## Raw data

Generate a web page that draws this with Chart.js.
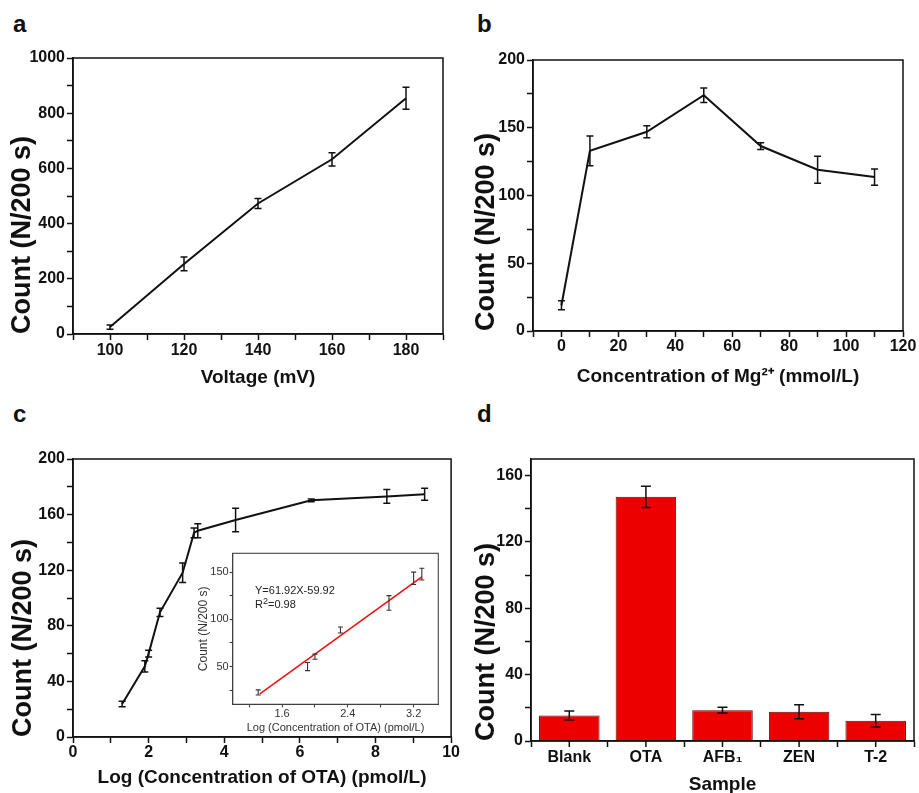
<!DOCTYPE html>
<html lang="en">
<head>
<meta charset="UTF-8">
<title>Count panels</title>
<script src="https://cdn.jsdelivr.net/npm/chart.js"></script>
<style>
  body { margin: 0; background: #fff; width: 919px; height: 793px; overflow: hidden; position: relative;
         font-family: 'Liberation Sans', Arial, sans-serif; }
  canvas { position: absolute; }
  .tag { position: absolute; font-size: 24px; font-weight: bold; line-height: 24px; color: #111; }
  .eq { position: absolute; font-size: 11px; line-height: 13px; color: #222; white-space: nowrap; }
  .eq span { font-size: 9px; position: relative; top: -4px; }
</style>
</head>
<body>
<div class="tag" style="left:13px;top:12px">a</div>
<div class="tag" style="left:477px;top:12px">b</div>
<div class="tag" style="left:13px;top:402px">c</div>
<div class="tag" style="left:477px;top:402px">d</div>

<canvas id="chartA" style="left:0;top:0" width="460" height="400"></canvas>
<canvas id="chartB" style="left:460px;top:0" width="459" height="400"></canvas>
<canvas id="chartC" style="left:0;top:400px" width="460" height="400"></canvas>
<canvas id="chartD" style="left:460px;top:400px" width="459" height="400"></canvas>
<canvas id="chartInset" style="left:170px;top:540px" width="275" height="210"></canvas>

<div class="eq" style="left:255px;top:584px">Y=61.92X-59.92</div>
<div class="eq" style="left:255px;top:598px">R<span>2</span>=0.98</div>

<script>
// ---- panel a : voltage ----
const voltage = [100, 120, 140, 160, 180];
const countA = [25, 254, 473, 633, 854];
const errA = [8, 25, 18, 24, 40];
const aXTicks = [90, 100, 110, 120, 130, 140, 150, 160, 170, 180, 190];
const aXLabels = [100, 120, 140, 160, 180];
const aYTicks = [0, 100, 200, 300, 400, 500, 600, 700, 800, 900, 1000];
const aYLabels = [0, 200, 400, 600, 800, 1000];

// ---- panel b : Mg2+ ----
const mgConc = [0, 10, 30, 50, 70, 90, 110];
const countB = [19, 133, 147, 174, 136.5, 119, 113.6];
const errB = [3.4, 11, 4.4, 5.3, 2.5, 10, 6];
const bXTicks = [-10, 0, 10, 20, 30, 40, 50, 60, 70, 80, 90, 100, 110, 120];
const bXLabels = [0, 20, 40, 60, 80, 100, 120];
const bYTicks = [0, 25, 50, 75, 100, 125, 150, 175, 200];
const bYLabels = [0, 50, 100, 150, 200];

// ---- panel c : OTA ----
const logOta = [1.3, 1.9, 2.0, 2.3, 2.9, 3.2, 3.3, 4.3, 6.3, 8.3, 9.3];
const countC = [23.7, 50.8, 60, 89.7, 118.2, 146.8, 148.4, 156.1, 170.3, 173.1, 174.6];
const errC = [2, 4, 2.5, 3, 7, 3.5, 5, 8.4, 1, 5, 4.3];
const cXTicks = [0, 1, 2, 3, 4, 5, 6, 7, 8, 9, 10];
const cXLabels = [0, 2, 4, 6, 8, 10];
const cYTicks = [0, 20, 40, 60, 80, 100, 120, 140, 160, 180, 200];
const cYLabels = [0, 40, 80, 120, 160, 200];

// inset of c
const insetX = [1.31, 1.91, 2.0, 2.31, 2.9, 3.2, 3.3];
const insetY = [22.6, 50, 60.5, 88.7, 117.4, 143.5, 147.9];
const insetErr = [2.7, 4.3, 2.7, 3.2, 7.8, 6.6, 6.2];
const fitX = [1.33, 3.3];
const fitY = [21, 145];
const iXTicks = [1.2, 1.6, 2.0, 2.4, 2.8, 3.2];
const iXLabels = [1.6, 2.4, 3.2];
const iYTicks = [25, 50, 75, 100, 125, 150];
const iYLabels = [50, 100, 150];

// ---- panel d : samples ----
const samples = ['Blank', 'OTA', 'AFB₁', 'ZEN', 'T-2'];
const countD = [15.4, 147.2, 18.6, 17.6, 12.2];
const errD = [2.7, 6.4, 1.7, 4.2, 3.7];
const dYTicks = [0, 20, 40, 60, 80, 100, 120, 140, 160];
const dYLabels = [0, 40, 80, 120, 160];

const FONT = "'Liberation Sans', Arial, sans-serif";
const INK = '#111';

// error bars drawn from the dataset elements + y scale
const errorBars = {
  id: 'errorBars',
  afterDatasetsDraw(chart, args, opts) {
    if (!opts.err) return;
    const ctx = chart.ctx;
    const ys = chart.scales.y;
    const meta = chart.getDatasetMeta(0);
    const vals = chart.data.datasets[0].data;
    ctx.save();
    ctx.strokeStyle = opts.color || INK;
    ctx.lineWidth = opts.width || 1.5;
    meta.data.forEach((el, i) => {
      const v = typeof vals[i] === 'object' ? vals[i].y : vals[i];
      const e = opts.err[i];
      const x = el.x;
      const y1 = ys.getPixelForValue(v - e), y2 = ys.getPixelForValue(v + e);
      const c = opts.cap || 3.5;
      ctx.beginPath();
      ctx.moveTo(x, y1); ctx.lineTo(x, y2);
      ctx.moveTo(x - c, y1); ctx.lineTo(x + c, y1);
      ctx.moveTo(x - c, y2); ctx.lineTo(x + c, y2);
      ctx.stroke();
    });
    ctx.restore();
  }
};

// box round the plot area, plus tick marks under bar centres
const frame = {
  id: 'frame',
  afterDraw(chart, args, opts) {
    const a = chart.chartArea, ctx = chart.ctx;
    ctx.save();
    ctx.strokeStyle = opts.color || INK;
    ctx.lineWidth = opts.width || 1.5;
    ctx.strokeRect(a.left, a.top, a.right - a.left, a.bottom - a.top);
    if (opts.centreTicks) {
      ctx.beginPath();
      chart.getDatasetMeta(0).data.forEach(el => {
        ctx.moveTo(el.x, a.bottom); ctx.lineTo(el.x, a.bottom + 6);
      });
      ctx.stroke();
    }
    ctx.restore();
  }
};

function near(list, v) { return list.some(l => Math.abs(l - v) < 1e-6); }

function axis(o) {
  const sc = {
    type: o.type || 'linear',
    offset: !!o.offset,
    afterFit: s => { if (o.w) s.width = o.w; if (o.h) s.height = o.h; },
    border: { display: true, color: o.ink || INK, width: o.lw || 1.5 },
    grid: { drawOnChartArea: false, drawTicks: true, offset: !!o.offset, tickLength: o.tl || 6,
            color: o.ink || INK, tickWidth: o.lw || 1.5 },
    ticks: {
      color: o.ink || INK, padding: o.pad || 0, maxRotation: 0, autoSkip: false,
      font: { family: FONT, size: o.fs || 16, weight: o.fw || 'bold' }
    },
    title: {
      display: true, text: o.title, color: o.ink || INK, align: o.align || 'center',
      font: { family: FONT, size: o.tfs, weight: o.tfw || 'bold', lineHeight: 1.2 },
      padding: o.tpad
    }
  };
  if (o.min !== undefined) { sc.min = o.min; sc.max = o.max; }
  if (o.ticks) sc.afterBuildTicks = s => { s.ticks = o.ticks.map(v => ({ value: v })); };
  if (o.labels) sc.ticks.callback = v => near(o.labels, v) ? String(Math.round(v * 10) / 10) : '';
  return sc;
}

function lineChart(id, xs, ys, err, pad, sx, sy) {
  return new Chart(document.getElementById(id), {
    type: 'scatter',
    data: { datasets: [{ data: xs.map((x, i) => ({ x: x, y: ys[i] })), showLine: true,
      borderColor: INK, borderWidth: 2, pointRadius: 0, tension: 0 }] },
    options: {
      responsive: false, animation: false, layout: { padding: pad },
      plugins: { legend: { display: false }, tooltip: { enabled: false },
                 errorBars: { err: err, cap: 3.5 }, frame: {} },
      scales: { x: axis(sx), y: axis(sy) }
    },
    plugins: [errorBars, frame]
  });
}

lineChart('chartA', voltage, countA, errA, { top: 58, right: 17, left: 0, bottom: 0 },
  { min: 90, max: 190, ticks: aXTicks, labels: aXLabels, h: 66, pad: 1,
    title: 'Voltage (mV)', tfs: 19, tpad: { top: 0, bottom: 10.6 } },
  { min: 0, max: 1000, ticks: aYTicks, labels: aYLabels, w: 73, pad: 2,
    title: 'Count (N/200 s)', tfs: 27, align: 'start', tpad: { top: 6.3, bottom: 0 } });

lineChart('chartB', mgConc, countB, errB, { top: 60, right: 16, left: 0, bottom: 0 },
  { min: -10, max: 120, ticks: bXTicks, labels: bXLabels, h: 69, pad: 0,
    title: 'Concentration of Mg²⁺ (mmol/L)', tfs: 19, tpad: { top: 0, bottom: 12 } },
  { min: 0, max: 200, ticks: bYTicks, labels: bYLabels, w: 73, pad: 2,
    title: 'Count (N/200 s)', tfs: 27, align: 'start', tpad: { top: 10.8, bottom: 0 } });

lineChart('chartC', logOta, countC, errC, { top: 59, right: 8, left: 0, bottom: 0 },
  { min: 0, max: 10, ticks: cXTicks, labels: cXLabels, h: 63, pad: 0,
    title: 'Log (Concentration of OTA) (pmol/L)', tfs: 19, tpad: { top: 0, bottom: 10.6 } },
  { min: 0, max: 200, ticks: cYTicks, labels: cYLabels, w: 73, pad: 2,
    title: 'Count (N/200 s)', tfs: 27, align: 'start', tpad: { top: 7.8, bottom: 0 } });

// inset: points with error bars and the red fit line
new Chart(document.getElementById('chartInset'), {
  type: 'scatter',
  data: { datasets: [
    { data: insetX.map((x, i) => ({ x: x, y: insetY[i] })), pointRadius: 0, showLine: false },
    { data: fitX.map((x, i) => ({ x: x, y: fitY[i] })), showLine: true, borderColor: '#ee1111',
      borderWidth: 1.6, pointRadius: 0 }
  ] },
  options: {
    responsive: false, animation: false,
    layout: { padding: { top: 13.3, right: 6.7, left: 0, bottom: 0 } },
    plugins: { legend: { display: false }, tooltip: { enabled: false },
               errorBars: { err: insetErr, cap: 2.5, width: 1.1, color: '#333' },
               frame: { width: 1.1, color: '#444' } },
    scales: {
      x: axis({ min: 1.0, max: 3.5, ticks: iXTicks, labels: iXLabels, h: 45.7, pad: 0.4, tl: 3,
                fs: 11, fw: 'normal', lw: 1.1, ink: '#333',
                title: 'Log (Concentration of OTA) (pmol/L)', tfs: 11, tfw: 'normal',
                tpad: { top: 0, bottom: 15 } }),
      y: axis({ min: 10, max: 170, ticks: iYTicks, labels: iYLabels, w: 62.7, pad: 1, tl: 3,
                fs: 11, fw: 'normal', lw: 1.1, ink: '#333',
                title: 'Count (N/200 s)', tfs: 12, tfw: 'normal', tpad: { top: 26.8, bottom: 0 } })
    }
  },
  plugins: [errorBars, frame]
});

// panel d bars
new Chart(document.getElementById('chartD'), {
  type: 'bar',
  data: { labels: samples, datasets: [{ data: countD, backgroundColor: '#ec0000',
    borderColor: '#6a0000', borderWidth: 1, barPercentage: 0.79, categoryPercentage: 1 }] },
  options: {
    responsive: false, animation: false,
    layout: { padding: { top: 59, right: 5, left: 0, bottom: 0 } },
    plugins: { legend: { display: false }, tooltip: { enabled: false },
               errorBars: { err: errD, cap: 5 }, frame: { centreTicks: true } },
    scales: {
      x: axis({ type: 'category', offset: true, h: 59, pad: 1,
                title: 'Sample', tfs: 19, tpad: { top: 0, bottom: 3.6 } }),
      y: axis({ min: 0, max: 170, ticks: dYTicks, labels: dYLabels, w: 71, pad: 2,
                title: 'Count (N/200 s)', tfs: 27, align: 'start', tpad: { top: 10.8, bottom: 0 } })
    }
  },
  plugins: [errorBars, frame]
});
</script>
</body>
</html>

## Goal of the exercise
Find all lines holding the string "with" and copy them.

## Solution for this exercise
Generate a web page that draws this with Chart.js.
// inset: points with error bars and the red fit line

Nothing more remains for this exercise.